On the recommendations of the Financial Remedies Report
“The Financial Remedies Report recommends a unified procedure for financial order applications after a divorce and Children Act Schedule 1 applications. This I think will be hugely beneficial for families and keeps the money closely aligned to the children. There is also the fact that the MIAM is compulsory for both child issues and financial remedies and at every point there is emphasis on out of court settlement. which means there are opportunities for us to support families and the courts as people hover between the steps of court and reaching settlement.”

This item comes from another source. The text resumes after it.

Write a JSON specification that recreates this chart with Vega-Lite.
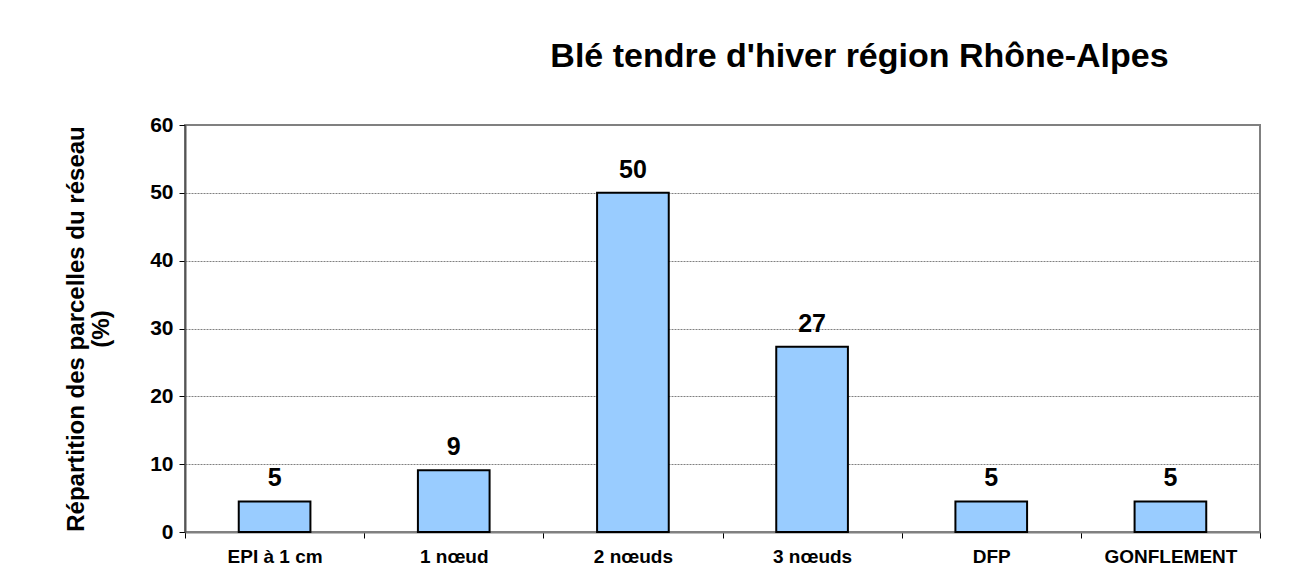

Jane Robey’s speech is clear in some requests she has for the legal profession, including an acknowledgement that a great many of the issues that form the basis of court battles are not necessarily legal ones:
“If a mediated agreement is manifestly unfair to one party or the other then legal intervention is right and just. But I speak with many years’ experience – and I know many here will nod in agreement – when I say that in the large majority of cases what’s being argued about in the settlement isn’t the cake on the table, but the crumbs falling from it. We all know the plethora of cases we’ve been involved in where the Judge’s adjudication revolves around issues that are relatively minor in the grand scheme of things, like pick-up times from school. Yet those aren’t and shouldn’t be seen as a legal issue.
I want it recognised that families need legal advice and intervention that is proportionate – and relevant to what they have already been able to agree between themselves.”
Jane Robey also outlines how the dramatic increase in the number of unrepresented people is profoundly affecting the types of questions people are asking NFM, reporting that those who used to approach NFM had more often than not had the benefit of some early legal advice which provided some realism about the options available and helped manage client expectation.
It is evident that legal advice and mediation are not mutually exclusive nor replacements for the other. Indeed, the message clearly is that the future lies in the provision of mediation to separating couples who are at the same time able to access and receive quality legal advice. This is not a particularly new idea and the desirability of providing an option for legal advice and mediation to be offered in tandem and cost effectively has led to the creation of the innovative Lawyer Supported Mediation, founded by trained family mediator, Marc Lopatin.
Lawyer Supported Mediation (LSM) is a new approach for resolving financial and children issues arising from a relationship breakdown. LSM is an ideal choice for separating partners who, although in disagreement, want to avoid the expense of more costly lawyer-led proceedings. The LSM approach includes the use of local panels of independent expert family lawyers and mediators. The carefully selected LSM panel lawyers work in partnership with a mediator to provide the legal advice and documentation required to support mediation. By providing price certainty through fixed fee legal advice, Lawyer Supported Mediation is a very cost effective way of helping parties reach a binding settlement whilst ensuring both parties have quality independent legal advice.